By EVELINE SHEN
Truthout | Photo Essay
Mother’s Day can be a particularly difficult time for immigrant families at risk of deportation and others living under the threat of vigilante and state violence. What is publicly marked as a day of celebration is instead shadowed by sadness and fear.
This dissonance is particularly acute this year, as the US has seen a rising tide of hate in the wake of the 2016 election. Hate-based acts, particularly crimes that were racially or religiously motivated, increased by more than 20 percent in nine US cities last year. The Trump administration’s efforts to push through travel bans and mass deportations have raised fear among immigrant and Muslim communities.
Forward Together, the multiracial community organization that I work with, is seeking to counteract the terror inflicted on these communities through the power of art. During our annual Mamas Day campaign this year, we worked with artists and 28 grassroots groups to collect and deliver 15,000 cards to immigrant and Muslim mamas across the country. This slideshow showcases the Mamas Day art alongside the voices of participants.

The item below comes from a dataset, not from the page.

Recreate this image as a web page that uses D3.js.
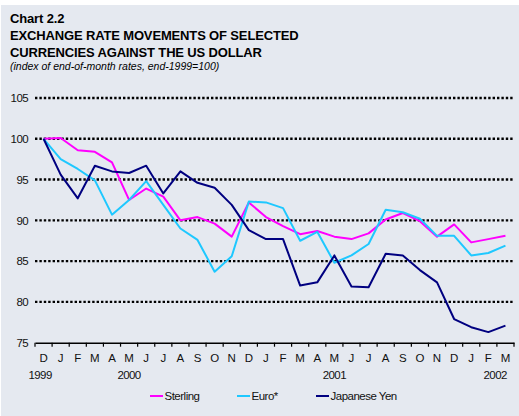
<!DOCTYPE html>
<html>
<head>
<meta charset="utf-8">
<script src="https://cdn.jsdelivr.net/npm/d3@7"></script>
<style>
  body { margin: 0; background: #fff; }
  svg { display: block; font-family: "Liberation Sans", Arial, sans-serif; }
</style>
</head>
<body>
<svg id="chart"></svg>
<script>
// months from Dec 1999 to Mar 2002
const months = ["D","J","F","M","A","M","J","J","A","S","O","N",
  "D","J","F","M","A","M","J","J","A","S","O","N","D","J","F","M"];

const sterling = [100, 100.1, 98.6, 98.4, 97.1, 92.5, 93.9, 92.9, 90.0, 90.4, 89.6, 88.0,
  92.2, 90.4, 89.3, 88.3, 88.7, 88.0, 87.7, 88.4, 90.1, 90.9, 89.9, 88.0, 89.5, 87.3, 87.7, 88.1];
const euro = [100, 97.5, 96.3, 94.9, 90.7, 92.5, 94.8, 91.9, 89.0, 87.6, 83.7, 85.6,
  92.3, 92.2, 91.5, 87.5, 88.6, 84.8, 85.7, 87.1, 91.3, 91.0, 90.2, 88.1, 88.1, 85.7, 86.0, 86.9];
const yen = [100, 95.6, 92.7, 96.7, 96.0, 95.8, 96.7, 93.3, 96.0, 94.6, 94.0, 91.9,
  88.8, 87.7, 87.7, 82.0, 82.4, 85.7, 81.9, 81.8, 85.9, 85.7, 83.9, 82.4, 77.9, 76.9, 76.3, 77.1];

const yTicks = [75, 80, 85, 90, 95, 100, 105];
// year label and the month index it sits under
const years = [["1999", -0.2], ["2000", 5], ["2001", 17], ["2002", 26.4]];

const series = [
  { name: "Sterling", values: sterling, color: "#ff00ff" },
  { name: "Euro*", values: euro, color: "#1ec8ff" },
  { name: "Japanese Yen", values: yen, color: "#000080" }
];

const W = 519, H = 416;
const svg = d3.select("#chart").attr("width", W).attr("height", H);

svg.append("rect").attr("x", 1).attr("y", 5).attr("width", W - 1).attr("height", H - 5)
  .attr("fill", "#e5e9f0");

// titles
const titles = [["Chart 2.2", 23], ["EXCHANGE RATE MOVEMENTS OF SELECTED", 40],
  ["CURRENCIES AGAINST THE US DOLLAR", 56.5]];
svg.append("g").selectAll("text").data(titles).join("text")
  .attr("x", 10).attr("y", d => d[1]).attr("font-size", 13).attr("font-weight", "bold")
  .attr("letter-spacing", -0.15).text(d => d[0]);
svg.append("text").attr("x", 10).attr("y", 70).attr("font-size", 10.5).attr("font-style", "italic")
  .attr("letter-spacing", 0).text("(index of end-of-month rates, end-1999=100)");

const x = d3.scaleBand().domain(d3.range(months.length)).range([35, 514]);
const y = d3.scaleLinear().domain([75, 105]).range([342.7, 98]);
const cx = i => x(i) + x.bandwidth() / 2;

// dotted gridlines
svg.append("g")
  .selectAll("line")
  .data(yTicks.filter(d => d > 75))
  .join("line")
  .attr("x1", 35).attr("x2", 514)
  .attr("y1", d => y(d)).attr("y2", d => y(d))
  .attr("stroke", "#000").attr("stroke-width", 2.4)
  .attr("stroke-dasharray", "2.4,2");

// y axis labels
const yAxis = svg.append("g")
  .attr("transform", "translate(35,0)")
  .call(d3.axisLeft(y).tickValues(yTicks).tickSize(0).tickPadding(7));
yAxis.select(".domain").remove();
yAxis.selectAll("text").attr("font-size", 11.5).attr("fill", "#111")
  .attr("font-family", "Liberation Sans, Arial, sans-serif").attr("letter-spacing", -0.6);

// x axis
const xAxis = svg.append("g")
  .attr("transform", `translate(0,${y(75)})`)
  .call(d3.axisBottom(x).tickFormat(i => months[i]).tickSize(0).tickPadding(11));
xAxis.select(".domain").attr("stroke", "#000").attr("stroke-width", 1.4);
xAxis.selectAll("text").attr("font-size", 11.5).attr("fill", "#111")
  .attr("font-family", "Liberation Sans, Arial, sans-serif");

// tick marks at band boundaries
xAxis.append("g")
  .selectAll("line")
  .data(d3.range(months.length + 1))
  .join("line")
  .attr("x1", i => 35 + i * x.step()).attr("x2", i => 35 + i * x.step())
  .attr("y1", 0).attr("y2", 4)
  .attr("stroke", "#000").attr("stroke-width", 1.2);

svg.append("g")
  .selectAll("text")
  .data(years)
  .join("text")
  .attr("x", d => x(0) + x.bandwidth() / 2 + d[1] * x.step())
  .attr("y", 379)
  .attr("text-anchor", "middle")
  .attr("font-size", 11.5).attr("fill", "#111").attr("letter-spacing", -0.6)
  .text(d => d[0]);

// lines
const line = d3.line().x((d, i) => cx(i)).y(d => y(d));
svg.append("g")
  .selectAll("path")
  .data(series)
  .join("path")
  .attr("d", d => line(d.values))
  .attr("fill", "none")
  .attr("stroke", d => d.color)
  .attr("stroke-width", 2)
  .attr("stroke-linejoin", "round");

// legend
const legendX = [150, 237, 316];
const legend = svg.append("g")
  .selectAll("g")
  .data(series)
  .join("g")
  .attr("transform", (d, i) => `translate(${legendX[i]},396)`);
legend.append("line").attr("x1", 0).attr("x2", 13).attr("y1", 0).attr("y2", 0)
  .attr("stroke", d => d.color).attr("stroke-width", 2);
legend.append("text").attr("x", 14.5).attr("y", 4)
  .attr("font-size", 11.5).attr("fill", "#111").attr("letter-spacing", -0.5)
  .text(d => d.name);
</script>
</body>
</html>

“Our goal with Mamas Day has always been to highlight mothers who are invisible in popular representations of motherhood, so we focus on lifting up single moms, queer families, incarcerated parents and immigrant mamas,” said Kalpana Krishnamurthy, policy director at Forward Together. “This year, with the rise of attacks on immigrant and Muslim communities, including efforts to ban people from Muslim majority countries from entry into the US and mass deportations, we wanted to use Mamas Day as an opportunity to let these mamas know they are not alone.”
“We have leaders in both Muslim and undocumented immigrant communities,” said Rich Stolz, executive director of One America. “Our mission is to keep families together and resist any attempts to separate them, whether that’s travel bans or deportation. In this atmosphere, where there’s so much fear and uncertainty, it’s so important for our members to know that people have their backs. It’s especially important on Mamas Day, because some of our members might not know if they’ll see their mamas again. These cards are symbols of hope in an otherwise dark time. A show of solidarity from a broader community that stands behind them, and that values them.”

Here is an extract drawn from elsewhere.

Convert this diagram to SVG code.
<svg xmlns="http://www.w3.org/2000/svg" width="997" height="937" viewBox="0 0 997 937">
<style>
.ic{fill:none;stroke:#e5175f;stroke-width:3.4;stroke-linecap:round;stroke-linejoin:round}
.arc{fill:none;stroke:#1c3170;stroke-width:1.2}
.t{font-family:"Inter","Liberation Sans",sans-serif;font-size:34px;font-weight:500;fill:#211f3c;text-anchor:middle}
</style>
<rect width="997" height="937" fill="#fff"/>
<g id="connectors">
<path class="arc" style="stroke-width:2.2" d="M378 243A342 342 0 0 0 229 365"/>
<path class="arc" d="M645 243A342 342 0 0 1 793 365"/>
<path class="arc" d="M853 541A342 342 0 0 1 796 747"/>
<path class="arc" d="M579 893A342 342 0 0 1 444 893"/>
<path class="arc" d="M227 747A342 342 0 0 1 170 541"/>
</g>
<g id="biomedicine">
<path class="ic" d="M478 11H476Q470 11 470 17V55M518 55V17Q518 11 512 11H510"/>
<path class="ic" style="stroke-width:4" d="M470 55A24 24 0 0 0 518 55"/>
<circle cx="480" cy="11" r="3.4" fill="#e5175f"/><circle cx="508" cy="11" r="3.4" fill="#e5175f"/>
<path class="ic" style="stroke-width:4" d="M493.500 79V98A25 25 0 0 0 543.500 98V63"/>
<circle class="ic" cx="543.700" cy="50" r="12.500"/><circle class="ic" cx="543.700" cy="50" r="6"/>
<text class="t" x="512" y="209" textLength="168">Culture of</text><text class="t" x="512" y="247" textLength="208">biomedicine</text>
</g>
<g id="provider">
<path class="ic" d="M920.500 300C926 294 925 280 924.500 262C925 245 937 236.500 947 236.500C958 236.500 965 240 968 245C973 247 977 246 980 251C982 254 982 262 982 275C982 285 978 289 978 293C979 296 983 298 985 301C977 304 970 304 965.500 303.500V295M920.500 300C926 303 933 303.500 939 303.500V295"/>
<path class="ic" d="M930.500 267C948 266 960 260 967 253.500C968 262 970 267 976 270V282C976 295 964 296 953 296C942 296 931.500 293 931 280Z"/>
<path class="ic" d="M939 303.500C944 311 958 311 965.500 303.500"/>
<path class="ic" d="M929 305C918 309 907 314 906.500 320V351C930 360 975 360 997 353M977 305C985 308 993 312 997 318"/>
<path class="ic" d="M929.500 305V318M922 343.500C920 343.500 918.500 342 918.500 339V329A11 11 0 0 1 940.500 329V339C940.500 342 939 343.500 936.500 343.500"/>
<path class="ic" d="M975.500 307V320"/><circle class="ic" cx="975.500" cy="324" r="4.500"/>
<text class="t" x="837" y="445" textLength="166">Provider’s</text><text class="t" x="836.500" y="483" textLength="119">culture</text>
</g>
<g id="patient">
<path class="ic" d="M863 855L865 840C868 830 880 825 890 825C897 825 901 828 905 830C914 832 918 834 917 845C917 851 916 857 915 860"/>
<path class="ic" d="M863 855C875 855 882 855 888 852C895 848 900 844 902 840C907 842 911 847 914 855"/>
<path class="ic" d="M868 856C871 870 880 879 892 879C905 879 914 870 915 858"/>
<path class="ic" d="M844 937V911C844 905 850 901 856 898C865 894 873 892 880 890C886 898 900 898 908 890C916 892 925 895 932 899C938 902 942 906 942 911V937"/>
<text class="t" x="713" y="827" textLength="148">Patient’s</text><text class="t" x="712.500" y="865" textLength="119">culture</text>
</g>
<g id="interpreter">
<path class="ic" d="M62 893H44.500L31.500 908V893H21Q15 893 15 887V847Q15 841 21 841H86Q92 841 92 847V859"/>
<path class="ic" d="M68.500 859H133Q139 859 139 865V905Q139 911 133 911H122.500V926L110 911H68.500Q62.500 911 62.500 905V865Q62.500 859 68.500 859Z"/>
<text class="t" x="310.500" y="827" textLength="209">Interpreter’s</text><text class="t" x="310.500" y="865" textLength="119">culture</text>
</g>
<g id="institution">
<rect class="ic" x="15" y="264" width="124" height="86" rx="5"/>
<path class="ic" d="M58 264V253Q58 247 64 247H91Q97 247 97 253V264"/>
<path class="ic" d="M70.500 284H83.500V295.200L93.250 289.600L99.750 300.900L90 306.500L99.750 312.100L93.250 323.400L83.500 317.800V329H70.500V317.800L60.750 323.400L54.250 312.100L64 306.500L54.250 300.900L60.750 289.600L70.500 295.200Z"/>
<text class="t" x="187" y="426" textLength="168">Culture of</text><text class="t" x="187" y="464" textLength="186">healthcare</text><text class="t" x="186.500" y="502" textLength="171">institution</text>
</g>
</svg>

“Deportations are real and happening to families every day,” said Maria Jimenez, program director of Mujeres Unidas y Activas (MUA). “I’ve sat with immigrant mothers, helping them think through an emergency plan for their families if they get deported. No mother should have to go through that. Mamas Day shows our members that there are many people who want to be a part of that network of support. The Mamas Day cards show them that there are thousands of people that care about what they are going through.”
“Our mosque was vandalized twice in a month in December. In response to those two devastating acts of hate, we had an outpouring of community support and solidarity,” said Aneelah Afzali, executive director of the American Muslim Empowerment Network (AMEN), an initiative of the Muslim Association of Puget Sound. “Some local community residents came by on a snowy day after the second vandalism and left handwritten notes of love and support on all the cars while we prayed inside. Our congregation was so touched and moved by this action. In moments when people are being dehumanized and places of worship are being destroyed, efforts like Mamas Day that uplift all of our humanity are so important not only to those marginalized communities, but to all of us. That’s why we wanted to participate in Mamas Day.”

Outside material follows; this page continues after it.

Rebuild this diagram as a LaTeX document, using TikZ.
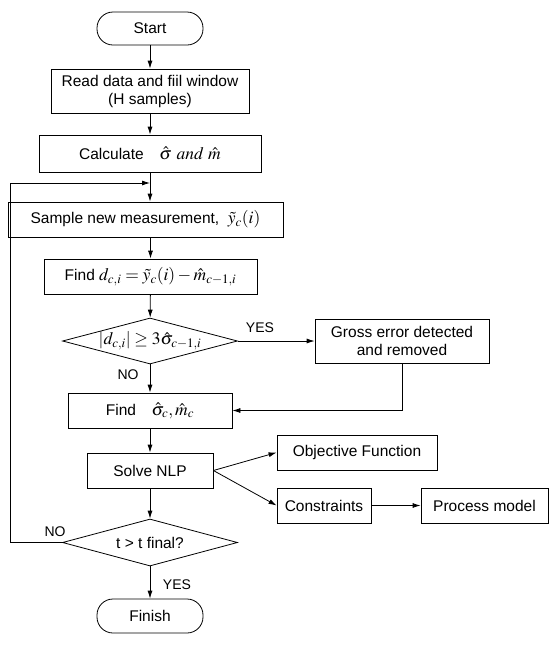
\documentclass[tikz,border=0pt]{standalone}
\usepackage{mathptmx}
\usepackage{fontspec}
\setmainfont{Liberation Sans}
\usetikzlibrary{shapes.geometric,arrows.meta}
\newcommand{\mymath}[1]{{\fontsize{17.5}{19}\selectfont$#1$}}
\begin{document}
\begin{tikzpicture}[x=1pt,y=-1pt,
  box/.style={draw, line width=0.8pt, inner sep=0pt, align=center, font=\fontsize{15.5}{18}\selectfont},
  pill/.style={box, rounded corners=16pt},
  dec/.style={draw, diamond, aspect=3.8, line width=0.8pt, inner sep=0pt, font=\fontsize{15.5}{18}\selectfont},
  arr/.style={-{Latex[length=8pt,width=5pt]}, line width=0.8pt},
  lbl/.style={font=\fontsize{14}{16}\selectfont, inner sep=0pt}]
\useasboundingbox (0,0) rectangle (558,646);
\node[pill, minimum width=106pt, minimum height=33pt] (start) at (150,28.5) {Start};
\node[box, minimum width=198pt, minimum height=44pt] (read) at (150,91) {Read data and fiil window\\(H samples)};
\node[box, minimum width=222pt, minimum height=37pt] (calc) at (150,153.5) {Calculate\quad\mymath{\hat{\sigma}\ \mathit{and}\ \hat{m}}};
\node[box, minimum width=275pt, minimum height=35pt] (sample) at (145.5,219.5) {Sample new measurement,\ \ \mymath{\tilde{y}_c(i)}};
\node[box, minimum width=213pt, minimum height=35pt] (findd) at (150.5,276.5) {Find \mymath{d_{c,i}=\tilde{y}_c(i)-\hat{m}_{c-1,i}}};
\node[dec, minimum width=175pt, minimum height=46pt] (dec1) at (150,341) {\mymath{|d_{c,i}|\geq 3\hat{\sigma}_{c-1,i}}};
\node[box, minimum width=174pt, minimum height=44pt] (gross) at (402,341) {Gross error detected\\and removed};
\node[box, minimum width=164pt, minimum height=35pt] (finds) at (150,410.5) {Find\quad\mymath{\hat{\sigma}_c,\hat{m}_c}};
\node[box, minimum width=126pt, minimum height=35pt] (solve) at (150,470.5) {Solve NLP};
\node[box, minimum width=160pt, minimum height=35pt] (obj) at (357,452.5) {Objective Function};
\node[box, minimum width=94pt, minimum height=35pt] (cons) at (324,505.5) {Constraints};
\node[box, minimum width=127pt, minimum height=35pt] (proc) at (484.5,505.5) {Process model};
\node[dec, minimum width=175pt, minimum height=47pt] (dec2) at (150,542.5) {t > t final?};
\node[pill, minimum width=106pt, minimum height=34pt] (finish) at (150,616) {Finish};
\coordinate (lp) at (150,183);
\coordinate (lc) at (10,183);
\draw[arr] (start) -- (read);
\draw[arr] (read) -- (calc);
\draw[line width=0.8pt] (calc.south) -- (lp);
\draw[arr] (lp) -- (lp |- sample.north);
\draw[arr] (dec2.west) -| (lc) -- (lp);
\draw[arr] (sample.south -| findd.north) -- (findd.north);
\draw[arr] (findd) -- (dec1);
\draw[arr] (dec1.east) -- (gross.west);
\node[lbl] at (260,328) {YES};
\draw[arr] (gross.south) |- (finds.east);
\draw[arr] (dec1.south) -- (finds.north);
\node[lbl] at (128,375) {NO};
\draw[arr] (finds) -- (solve);
\draw[arr] (solve.east) -- (obj.west);
\draw[arr] (solve.east) -- (cons.west);
\draw[arr] (cons) -- (proc);
\draw[arr] (solve) -- (dec2);
\draw[arr] (dec2) -- (finish);
\node[lbl] at (55,532) {NO};
\node[lbl] at (177,585) {YES};
\end{tikzpicture}
\end{document}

Tia Oso, national organizer at the Black Alliance for Just Immigration, describes a nightmare scenario for those with a family member facing deportation. “Detention centers are all private facilities and immigrant detainees have fewer rights than a citizen that has been incarcerated. It is harder for family members to know or find out where their loved one might be detained and to be able to communicate with them when they do know. Detention centers are often in rural areas and placement in a center is up to the discretion of the ICE director and detention supervisor. A person could be moved without notice. Families often find out where to find family members through a letter or phone call from an attorney.”
“There was a specific and necessary call for Black Muslim representation that I wanted to help be a part of,” said Mojuicy, the artist who crafted the card above for Mamas Day. “I called on my friend Ifrah Ahmed to collaborate with on this piece. We spoke about the Somali civil war, diasporic communities and family, and this piece was the outcome. There is no Muslim community and ummah without our Black brothers and sisters, and it is key we include, affirm and uplift them, and that includes major holidays like Eid but also days like Mama’s Day.”
“As an artist of color, I feel a strong obligation to use illustration for uplifting the narratives that go unnoticed in mainstream media,” said Breena Nuñez, one of the artists collaborating on Mamas Day this year. “This project in particular is so beautiful because so many of these artists are bringing their personal and cultural understandings of what it means to honor our mothers. The art we are making is the lifeblood of our peoples, and we hold that historical responsibility to observe, reflect and speak the truth on how we need to show love for the women and mother figures in our lives.”